## start
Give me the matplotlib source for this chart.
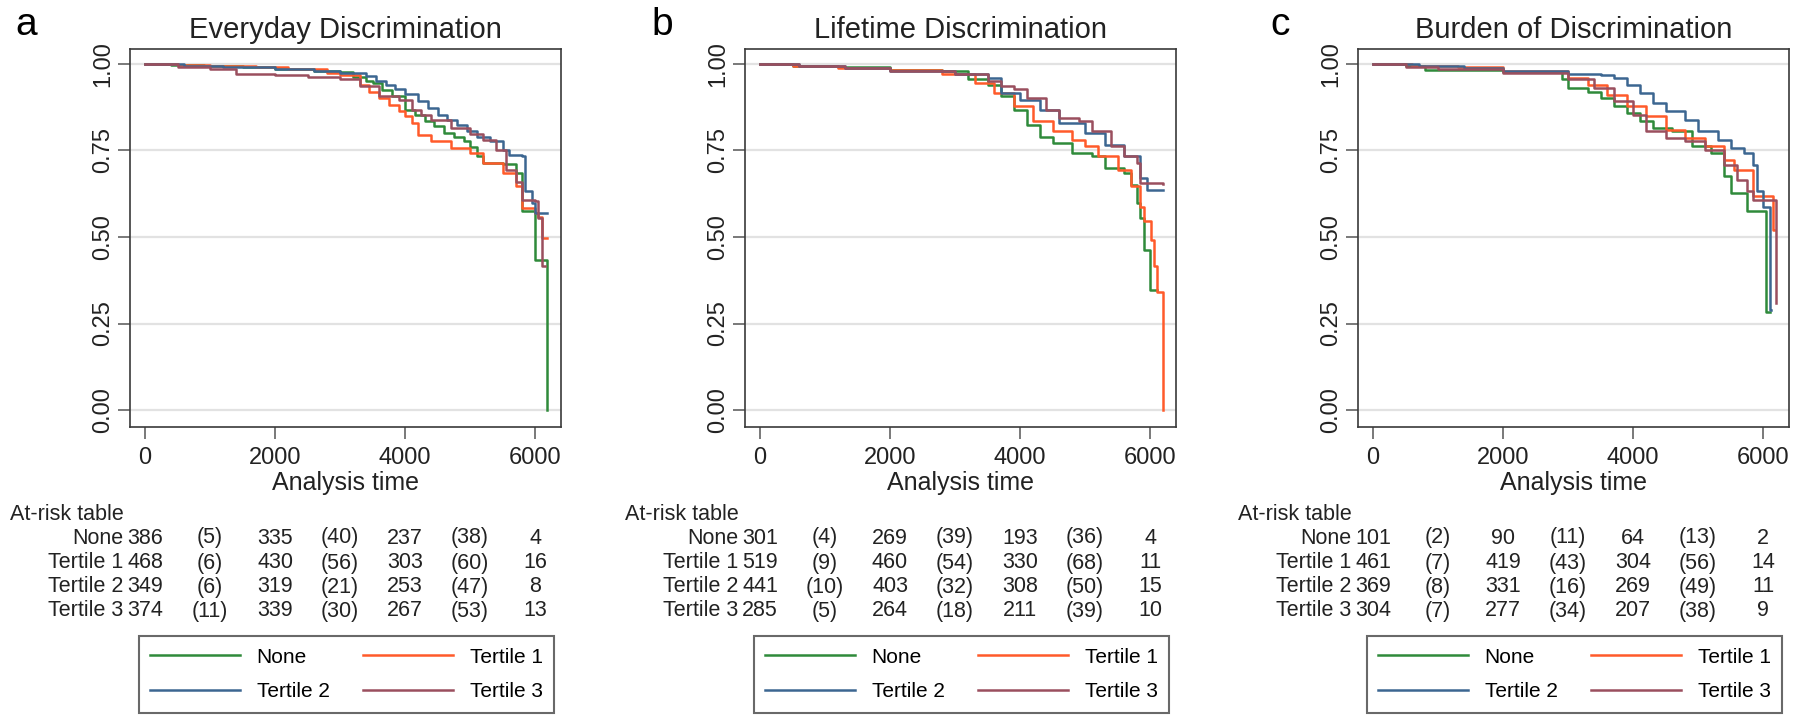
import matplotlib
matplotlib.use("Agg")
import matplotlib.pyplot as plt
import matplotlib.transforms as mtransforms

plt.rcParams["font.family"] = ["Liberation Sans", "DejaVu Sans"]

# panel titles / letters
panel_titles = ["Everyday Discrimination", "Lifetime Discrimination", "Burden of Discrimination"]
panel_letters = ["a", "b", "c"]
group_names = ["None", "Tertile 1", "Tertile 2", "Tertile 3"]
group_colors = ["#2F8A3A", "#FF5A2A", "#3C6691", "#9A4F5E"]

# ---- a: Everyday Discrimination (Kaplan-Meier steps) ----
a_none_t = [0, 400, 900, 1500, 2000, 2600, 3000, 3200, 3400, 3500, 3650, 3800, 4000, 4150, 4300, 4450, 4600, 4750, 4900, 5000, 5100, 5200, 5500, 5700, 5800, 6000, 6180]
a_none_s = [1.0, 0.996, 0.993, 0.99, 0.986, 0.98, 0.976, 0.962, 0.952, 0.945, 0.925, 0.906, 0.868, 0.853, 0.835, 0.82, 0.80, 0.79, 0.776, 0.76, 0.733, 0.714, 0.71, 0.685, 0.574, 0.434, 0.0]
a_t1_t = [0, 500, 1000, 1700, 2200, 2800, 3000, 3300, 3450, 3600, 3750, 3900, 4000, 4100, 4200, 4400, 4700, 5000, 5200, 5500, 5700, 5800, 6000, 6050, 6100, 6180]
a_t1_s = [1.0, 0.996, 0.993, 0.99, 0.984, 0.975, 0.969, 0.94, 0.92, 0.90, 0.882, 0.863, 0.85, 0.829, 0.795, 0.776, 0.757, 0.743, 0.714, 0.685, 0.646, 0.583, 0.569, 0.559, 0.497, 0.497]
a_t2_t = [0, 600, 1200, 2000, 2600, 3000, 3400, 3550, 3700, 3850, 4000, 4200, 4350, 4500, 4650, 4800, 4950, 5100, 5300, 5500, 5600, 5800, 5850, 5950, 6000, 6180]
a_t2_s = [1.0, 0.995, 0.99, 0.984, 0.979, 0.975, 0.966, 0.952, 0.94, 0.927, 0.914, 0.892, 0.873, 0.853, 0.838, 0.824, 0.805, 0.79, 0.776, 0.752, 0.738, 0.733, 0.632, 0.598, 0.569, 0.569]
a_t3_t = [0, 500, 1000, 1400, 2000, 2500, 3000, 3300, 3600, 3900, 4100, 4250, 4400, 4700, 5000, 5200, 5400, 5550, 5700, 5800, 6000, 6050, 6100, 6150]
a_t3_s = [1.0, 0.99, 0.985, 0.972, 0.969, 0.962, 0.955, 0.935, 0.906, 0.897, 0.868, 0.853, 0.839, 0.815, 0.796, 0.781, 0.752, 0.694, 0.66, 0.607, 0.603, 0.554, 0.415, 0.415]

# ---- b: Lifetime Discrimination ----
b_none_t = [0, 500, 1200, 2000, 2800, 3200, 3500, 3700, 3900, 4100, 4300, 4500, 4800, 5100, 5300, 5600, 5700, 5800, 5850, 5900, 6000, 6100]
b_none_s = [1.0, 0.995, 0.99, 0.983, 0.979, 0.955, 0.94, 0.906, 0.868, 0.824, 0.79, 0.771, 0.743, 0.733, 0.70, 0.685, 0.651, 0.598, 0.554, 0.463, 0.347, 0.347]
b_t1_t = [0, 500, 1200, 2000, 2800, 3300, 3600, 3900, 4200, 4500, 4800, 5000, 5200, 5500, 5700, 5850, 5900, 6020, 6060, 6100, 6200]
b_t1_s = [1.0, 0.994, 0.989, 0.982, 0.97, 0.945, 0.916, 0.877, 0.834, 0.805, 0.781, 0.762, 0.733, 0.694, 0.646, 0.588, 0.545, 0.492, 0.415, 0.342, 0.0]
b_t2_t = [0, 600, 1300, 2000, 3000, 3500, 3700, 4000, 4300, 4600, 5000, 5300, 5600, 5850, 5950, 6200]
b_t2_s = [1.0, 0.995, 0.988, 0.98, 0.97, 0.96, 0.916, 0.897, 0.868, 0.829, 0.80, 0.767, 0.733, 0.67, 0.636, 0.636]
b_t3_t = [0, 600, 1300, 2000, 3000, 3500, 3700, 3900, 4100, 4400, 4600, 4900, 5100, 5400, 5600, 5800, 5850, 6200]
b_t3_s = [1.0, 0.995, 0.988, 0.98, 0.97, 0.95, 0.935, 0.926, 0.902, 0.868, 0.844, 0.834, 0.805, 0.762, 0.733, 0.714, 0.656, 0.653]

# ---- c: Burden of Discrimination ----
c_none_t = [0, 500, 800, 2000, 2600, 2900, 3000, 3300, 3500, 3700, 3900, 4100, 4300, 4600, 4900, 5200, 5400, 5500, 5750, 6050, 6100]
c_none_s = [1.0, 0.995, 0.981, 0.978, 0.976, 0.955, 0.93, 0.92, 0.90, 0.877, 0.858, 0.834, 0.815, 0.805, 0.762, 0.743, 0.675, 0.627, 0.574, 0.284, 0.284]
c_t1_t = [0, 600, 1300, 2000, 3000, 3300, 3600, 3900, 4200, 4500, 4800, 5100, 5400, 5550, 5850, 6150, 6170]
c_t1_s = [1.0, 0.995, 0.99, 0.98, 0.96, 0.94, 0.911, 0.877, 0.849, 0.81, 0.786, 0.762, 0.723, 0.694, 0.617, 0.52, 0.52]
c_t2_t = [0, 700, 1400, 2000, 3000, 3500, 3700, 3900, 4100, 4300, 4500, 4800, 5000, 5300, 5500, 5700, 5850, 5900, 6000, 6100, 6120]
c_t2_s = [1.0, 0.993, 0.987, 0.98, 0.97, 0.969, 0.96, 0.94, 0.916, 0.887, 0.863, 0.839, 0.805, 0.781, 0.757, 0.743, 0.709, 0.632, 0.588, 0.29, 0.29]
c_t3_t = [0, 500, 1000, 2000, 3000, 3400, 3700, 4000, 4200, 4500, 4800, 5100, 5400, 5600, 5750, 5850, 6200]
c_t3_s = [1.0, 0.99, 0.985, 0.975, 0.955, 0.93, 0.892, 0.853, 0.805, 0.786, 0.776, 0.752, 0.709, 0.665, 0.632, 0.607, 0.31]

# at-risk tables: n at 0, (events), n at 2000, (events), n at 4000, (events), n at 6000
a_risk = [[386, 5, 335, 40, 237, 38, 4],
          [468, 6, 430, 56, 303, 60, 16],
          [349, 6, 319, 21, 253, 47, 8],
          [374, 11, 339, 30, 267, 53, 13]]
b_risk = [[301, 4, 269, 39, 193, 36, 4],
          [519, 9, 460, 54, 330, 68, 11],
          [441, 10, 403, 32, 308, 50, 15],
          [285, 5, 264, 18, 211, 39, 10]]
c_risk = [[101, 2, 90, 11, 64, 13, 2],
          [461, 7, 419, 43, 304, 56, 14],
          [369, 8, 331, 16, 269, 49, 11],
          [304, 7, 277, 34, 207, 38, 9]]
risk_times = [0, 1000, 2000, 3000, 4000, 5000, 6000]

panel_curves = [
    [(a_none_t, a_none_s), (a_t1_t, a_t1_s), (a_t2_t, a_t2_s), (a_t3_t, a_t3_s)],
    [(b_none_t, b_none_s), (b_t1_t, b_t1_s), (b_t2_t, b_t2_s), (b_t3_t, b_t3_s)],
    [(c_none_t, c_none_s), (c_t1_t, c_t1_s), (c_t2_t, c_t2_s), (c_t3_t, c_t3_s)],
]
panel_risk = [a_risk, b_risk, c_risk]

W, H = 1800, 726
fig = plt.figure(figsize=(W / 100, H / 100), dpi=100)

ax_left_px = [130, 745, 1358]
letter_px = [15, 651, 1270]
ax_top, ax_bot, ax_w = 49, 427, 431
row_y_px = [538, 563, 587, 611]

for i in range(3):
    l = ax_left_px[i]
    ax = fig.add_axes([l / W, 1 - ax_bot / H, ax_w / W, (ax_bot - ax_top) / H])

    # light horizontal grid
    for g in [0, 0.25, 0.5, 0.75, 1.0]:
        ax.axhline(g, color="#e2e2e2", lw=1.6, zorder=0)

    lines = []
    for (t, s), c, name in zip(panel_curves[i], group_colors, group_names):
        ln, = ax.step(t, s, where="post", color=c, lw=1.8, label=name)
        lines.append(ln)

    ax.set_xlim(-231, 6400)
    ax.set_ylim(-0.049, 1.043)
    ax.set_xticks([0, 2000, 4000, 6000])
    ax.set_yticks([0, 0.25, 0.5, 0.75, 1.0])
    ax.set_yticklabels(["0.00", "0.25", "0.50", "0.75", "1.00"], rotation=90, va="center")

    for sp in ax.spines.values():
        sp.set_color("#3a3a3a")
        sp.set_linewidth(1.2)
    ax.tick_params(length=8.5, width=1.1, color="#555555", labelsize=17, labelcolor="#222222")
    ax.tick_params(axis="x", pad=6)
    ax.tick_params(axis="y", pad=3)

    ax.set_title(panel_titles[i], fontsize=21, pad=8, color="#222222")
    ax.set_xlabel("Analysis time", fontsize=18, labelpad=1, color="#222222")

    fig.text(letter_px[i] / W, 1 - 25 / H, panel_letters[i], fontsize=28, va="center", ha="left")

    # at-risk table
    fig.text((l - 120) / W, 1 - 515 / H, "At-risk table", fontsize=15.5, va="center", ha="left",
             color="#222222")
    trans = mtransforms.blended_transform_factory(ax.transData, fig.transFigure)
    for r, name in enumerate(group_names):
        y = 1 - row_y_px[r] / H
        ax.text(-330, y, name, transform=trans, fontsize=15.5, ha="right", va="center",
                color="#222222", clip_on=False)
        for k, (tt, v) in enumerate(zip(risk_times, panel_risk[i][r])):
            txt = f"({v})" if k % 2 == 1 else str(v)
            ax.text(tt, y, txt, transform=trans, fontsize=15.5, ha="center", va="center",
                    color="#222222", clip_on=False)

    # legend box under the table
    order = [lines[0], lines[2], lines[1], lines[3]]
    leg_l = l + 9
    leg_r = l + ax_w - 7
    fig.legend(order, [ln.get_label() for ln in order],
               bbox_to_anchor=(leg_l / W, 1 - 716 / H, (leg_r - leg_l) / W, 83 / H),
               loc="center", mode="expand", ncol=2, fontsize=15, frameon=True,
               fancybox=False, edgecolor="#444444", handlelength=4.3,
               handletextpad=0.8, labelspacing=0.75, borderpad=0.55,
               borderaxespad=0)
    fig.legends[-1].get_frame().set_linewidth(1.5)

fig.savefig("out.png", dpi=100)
## end
GIVEN REQUEST: Please reproduce the listing exactly from its opening line through the line that contains "0.554, 0.415, 0.415]", both included, with all pictures omitted.

RESULT OF THE EXERCISE:
Give me the matplotlib source for this chart.
import matplotlib
matplotlib.use("Agg")
import matplotlib.pyplot as plt
import matplotlib.transforms as mtransforms

plt.rcParams["font.family"] = ["Liberation Sans", "DejaVu Sans"]

# panel titles / letters
panel_titles = ["Everyday Discrimination", "Lifetime Discrimination", "Burden of Discrimination"]
panel_letters = ["a", "b", "c"]
group_names = ["None", "Tertile 1", "Tertile 2", "Tertile 3"]
group_colors = ["#2F8A3A", "#FF5A2A", "#3C6691", "#9A4F5E"]

# ---- a: Everyday Discrimination (Kaplan-Meier steps) ----
a_none_t = [0, 400, 900, 1500, 2000, 2600, 3000, 3200, 3400, 3500, 3650, 3800, 4000, 4150, 4300, 4450, 4600, 4750, 4900, 5000, 5100, 5200, 5500, 5700, 5800, 6000, 6180]
a_none_s = [1.0, 0.996, 0.993, 0.99, 0.986, 0.98, 0.976, 0.962, 0.952, 0.945, 0.925, 0.906, 0.868, 0.853, 0.835, 0.82, 0.80, 0.79, 0.776, 0.76, 0.733, 0.714, 0.71, 0.685, 0.574, 0.434, 0.0]
a_t1_t = [0, 500, 1000, 1700, 2200, 2800, 3000, 3300, 3450, 3600, 3750, 3900, 4000, 4100, 4200, 4400, 4700, 5000, 5200, 5500, 5700, 5800, 6000, 6050, 6100, 6180]
a_t1_s = [1.0, 0.996, 0.993, 0.99, 0.984, 0.975, 0.969, 0.94, 0.92, 0.90, 0.882, 0.863, 0.85, 0.829, 0.795, 0.776, 0.757, 0.743, 0.714, 0.685, 0.646, 0.583, 0.569, 0.559, 0.497, 0.497]
a_t2_t = [0, 600, 1200, 2000, 2600, 3000, 3400, 3550, 3700, 3850, 4000, 4200, 4350, 4500, 4650, 4800, 4950, 5100, 5300, 5500, 5600, 5800, 5850, 5950, 6000, 6180]
a_t2_s = [1.0, 0.995, 0.99, 0.984, 0.979, 0.975, 0.966, 0.952, 0.94, 0.927, 0.914, 0.892, 0.873, 0.853, 0.838, 0.824, 0.805, 0.79, 0.776, 0.752, 0.738, 0.733, 0.632, 0.598, 0.569, 0.569]
a_t3_t = [0, 500, 1000, 1400, 2000, 2500, 3000, 3300, 3600, 3900, 4100, 4250, 4400, 4700, 5000, 5200, 5400, 5550, 5700, 5800, 6000, 6050, 6100, 6150]
a_t3_s = [1.0, 0.99, 0.985, 0.972, 0.969, 0.962, 0.955, 0.935, 0.906, 0.897, 0.868, 0.853, 0.839, 0.815, 0.796, 0.781, 0.752, 0.694, 0.66, 0.607, 0.603, 0.554, 0.415, 0.415]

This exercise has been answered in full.